Following this, Cambricon’s stock price began to fluctuate downward, though its valuation remains significantly higher than the industry level. As of the close on October 22, Cambricon closed at 1,429.50 yuan per share, down 10.43% from the intraday high of 1,595.88 yuan on August 28, though still up 117.30% year-to-date, with a total market value of 602.8 billion yuan; the company’s trailing price-to-earnings ratio (PE, TTM) reached 321.18x, significantly higher than the industry average of 97.63x.

While capital concentration has driven Cambricon’s stock price up, it has also amplified stock price volatility. On September 4, Cambricon plunged 14.45%, partly because multiple ETFs (exchange-traded funds) were set to passively reduce holdings following index weight adjustments, prompting funds to sell ahead of time. The Star Market 50 Index was scheduled for quarterly adjustment after September 12, and as a single sample’s weight cannot exceed 10%, Cambricon’s prior weight of about 15% meant that nearly 10 billion yuan of funds from related Star Market ETFs, managing nearly 200 billion yuan collectively, might be reallocated to other stocks, exerting significant selling pressure on Cambricon.

The third-quarter report shows that Cambricon’s top ten shareholders included four ETFs, holding a total of 4.41%, down from 6.82% at the end of Q2. A-share “whale investor” Zhang Jianping continued to increase holdings by 320,200 shares in Q3. As of the end of Q3, Zhang held a total of 6.4065 million shares, representing 1.53% of total shares, making him the fifth-largest shareholder of Cambricon.

Cambricon recently completed its second private placement since listing.

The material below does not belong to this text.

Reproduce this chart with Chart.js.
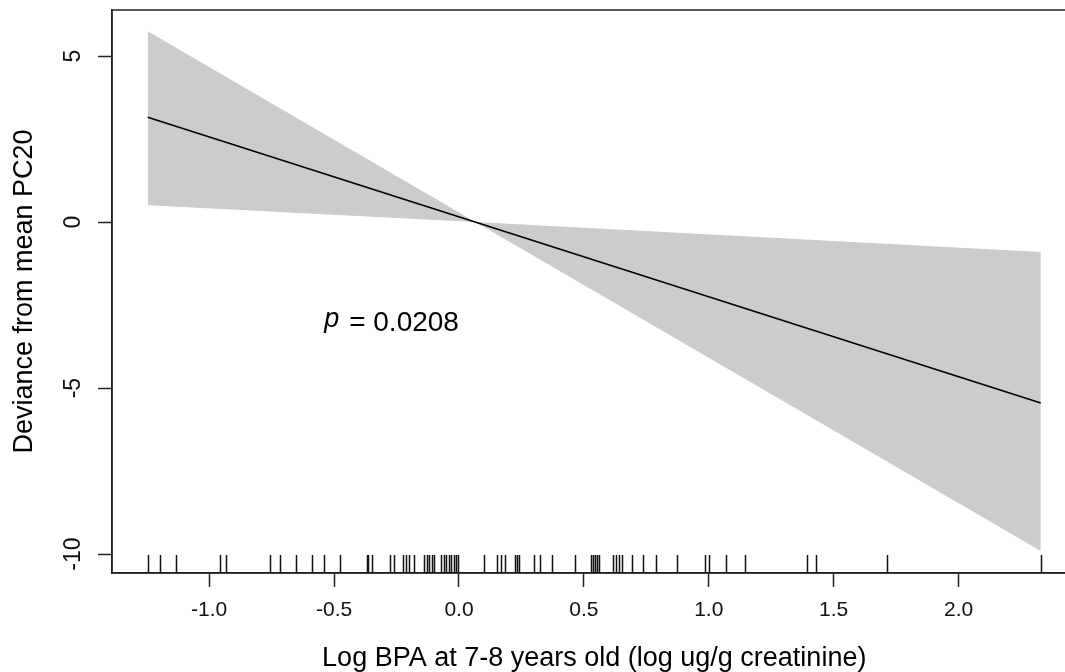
<!DOCTYPE html>
<html>
<head>
<meta charset="utf-8">
<script src="https://cdn.jsdelivr.net/npm/chart.js@4.4.1/dist/chart.umd.min.js"></script>
<style>
  html, body { margin: 0; padding: 0; background: #ffffff; overflow: hidden; }
  #wrap { width: 1065px; height: 672px; overflow: hidden; }
  canvas { display: block; }
</style>
</head>
<body>
<div id="wrap"><canvas id="c" width="1090" height="672"></canvas></div>
<script>
// ---- data ----
const fitX = [-1.246, 2.329];
const fitY = [3.16, -5.45];
const bandX = [-1.246, 0.066, 2.329];
const bandUpper = [5.75, 0.0, -0.90];
const bandLower = [0.51, 0.0, -9.91];
const rugX = [
  -1.244, -1.195, -1.134, -0.958, -0.934, -0.758, -0.715, -0.654, -0.589, -0.541, -0.478,
  -0.370, -0.365, -0.348, -0.275, -0.261, -0.224, -0.213, -0.201, -0.179, -0.139, -0.128,
  -0.119, -0.109, -0.101, -0.072, -0.061, -0.052, -0.041, -0.032, -0.019, -0.012, -0.005,
  0.101, 0.152, 0.168, 0.185, 0.224, 0.232, 0.241, 0.299, 0.324, 0.374, 0.464,
  0.530, 0.537, 0.544, 0.552, 0.560, 0.618, 0.630, 0.642, 0.654, 0.694, 0.737, 0.787,
  0.873, 0.984, 1.002, 1.067, 1.144, 1.394, 1.428, 1.713, 2.329
];
const xTicks = [-1.0, -0.5, 0.0, 0.5, 1.0, 1.5, 2.0];
const yTicks = [-10, -5, 0, 5];
const xTitle = 'Log BPA at 7-8 years old (log ug/g creatinine)';
const yTitle = 'Deviance from mean PC20';
const pLabel = { x: -0.27, y: -3.05, name: 'p', value: '= 0.0208' };

const FONT = '"Liberation Sans", Arial, Helvetica, sans-serif';
const INK = '#222222';

const toXY = (xs, ys) => xs.map((x, i) => ({ x: x, y: ys[i] }));

const overlay = {
  id: 'overlay',
  afterDraw(chart) {
    const { ctx, chartArea: a, scales: { x, y } } = chart;
    ctx.save();
    // frame
    ctx.strokeStyle = INK;
    ctx.lineWidth = 1.5;
    ctx.strokeRect(a.left, a.top, a.right - a.left, a.bottom - a.top);
    // rug
    ctx.lineWidth = 1.5;
    ctx.strokeStyle = '#111';
    ctx.beginPath();
    rugX.forEach(v => {
      const px = Math.round(x.getPixelForValue(v)) + 0.5;
      ctx.moveTo(px, a.bottom);
      ctx.lineTo(px, a.bottom - 18);
    });
    ctx.stroke();
    // y tick labels (rotated, as in R)
    ctx.fillStyle = '#111';
    ctx.font = '23px ' + FONT;
    ctx.textAlign = 'center';
    ctx.textBaseline = 'middle';
    yTicks.forEach(v => {
      ctx.save();
      ctx.translate(74, y.getPixelForValue(v));
      ctx.rotate(-Math.PI / 2);
      ctx.fillText(String(v), 0, 0);
      ctx.restore();
    });
    // p annotation
    const cx = x.getPixelForValue(pLabel.x);
    const cy = y.getPixelForValue(pLabel.y);
    ctx.textAlign = 'left';
    ctx.textBaseline = 'middle';
    ctx.font = 'italic 27px ' + FONT;
    const wp = ctx.measureText(pLabel.name).width;
    ctx.font = '28px ' + FONT;
    const gap = 10;
    const wv = ctx.measureText(pLabel.value).width;
    const x0 = cx - (wp + gap + wv) / 2;
    ctx.fillStyle = '#000';
    ctx.font = 'italic 27px ' + FONT;
    ctx.fillText(pLabel.name, x0, cy - 4);
    ctx.font = '28px ' + FONT;
    ctx.fillText(pLabel.value, x0 + wp + gap, cy);
    ctx.restore();
  }
};

new Chart(document.getElementById('c'), {
  type: 'line',
  data: {
    datasets: [
      {
        label: 'fit',
        data: toXY(fitX, fitY),
        borderWidth: 1.6,
        borderColor: '#000000',
        pointRadius: 0,
        fill: false,
        tension: 0,
        order: 0
      },
      {
        label: 'upper',
        data: toXY(bandX, bandUpper),
        borderWidth: 0,
        borderColor: 'rgba(0,0,0,0)',
        backgroundColor: '#cccccc',
        pointRadius: 0,
        fill: '+1',
        tension: 0,
        order: 2
      },
      {
        label: 'lower',
        data: toXY(bandX, bandLower),
        borderWidth: 0,
        borderColor: 'rgba(0,0,0,0)',
        backgroundColor: '#cccccc',
        pointRadius: 0,
        fill: false,
        tension: 0,
        order: 3
      }
    ]
  },
  options: {
    responsive: false,
    animation: false,
    devicePixelRatio: 1,
    layout: { padding: { top: 10, right: 13.5, left: 0, bottom: 0 } },
    plugins: { legend: { display: false }, tooltip: { enabled: false }, filler: { drawTime: 'beforeDatasetsDraw' } },
    scales: {
      x: {
        type: 'linear',
        min: -1.389,
        max: 2.472,
        afterBuildTicks: s => { s.ticks = xTicks.map(v => ({ value: v })); },
        afterFit: s => { s.height = 99; },
        grid: { drawOnChartArea: false, drawTicks: true, tickLength: 14, tickColor: INK, tickWidth: 1.5 },
        border: { display: true, color: INK, width: 1.5 },
        ticks: {
          autoSkip: false, maxRotation: 0, minRotation: 0, padding: 11,
          color: '#111', font: { family: FONT, size: 21 },
          callback: v => Number(v).toFixed(1)
        },
        title: {
          display: true, text: xTitle, color: '#000',
          font: { family: FONT, size: 27, lineHeight: 1.0 },
          padding: { top: 0, bottom: 0 }
        }
      },
      y: {
        type: 'linear',
        min: -10.57,
        max: 6.39,
        afterBuildTicks: s => { s.ticks = yTicks.map(v => ({ value: v })); },
        afterFit: s => { s.width = 112; },
        grid: { drawOnChartArea: false, drawTicks: true, tickLength: 14, tickColor: INK, tickWidth: 1.5 },
        border: { display: true, color: INK, width: 1.5 },
        ticks: { display: false },
        title: {
          display: true, text: yTitle, color: '#000',
          font: { family: FONT, size: 27, lineHeight: 1.0 },
          padding: { top: 11, bottom: 0 }
        }
      }
    }
  },
  plugins: [overlay]
});
</script>
</body>
</html>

On October 20, Cambricon announced that the final private placement price was 1,195.02 yuan per share, raising a total of approximately 3.985 billion yuan. Of the funds raised, 2.054 billion yuan will be used for large model chip projects, 1.452 billion yuan for large model software projects, and 479 million yuan for working capital. As of the end of Q3, the company had 5.178 billion yuan in cash, up 3.224 billion yuan from the end of Q2.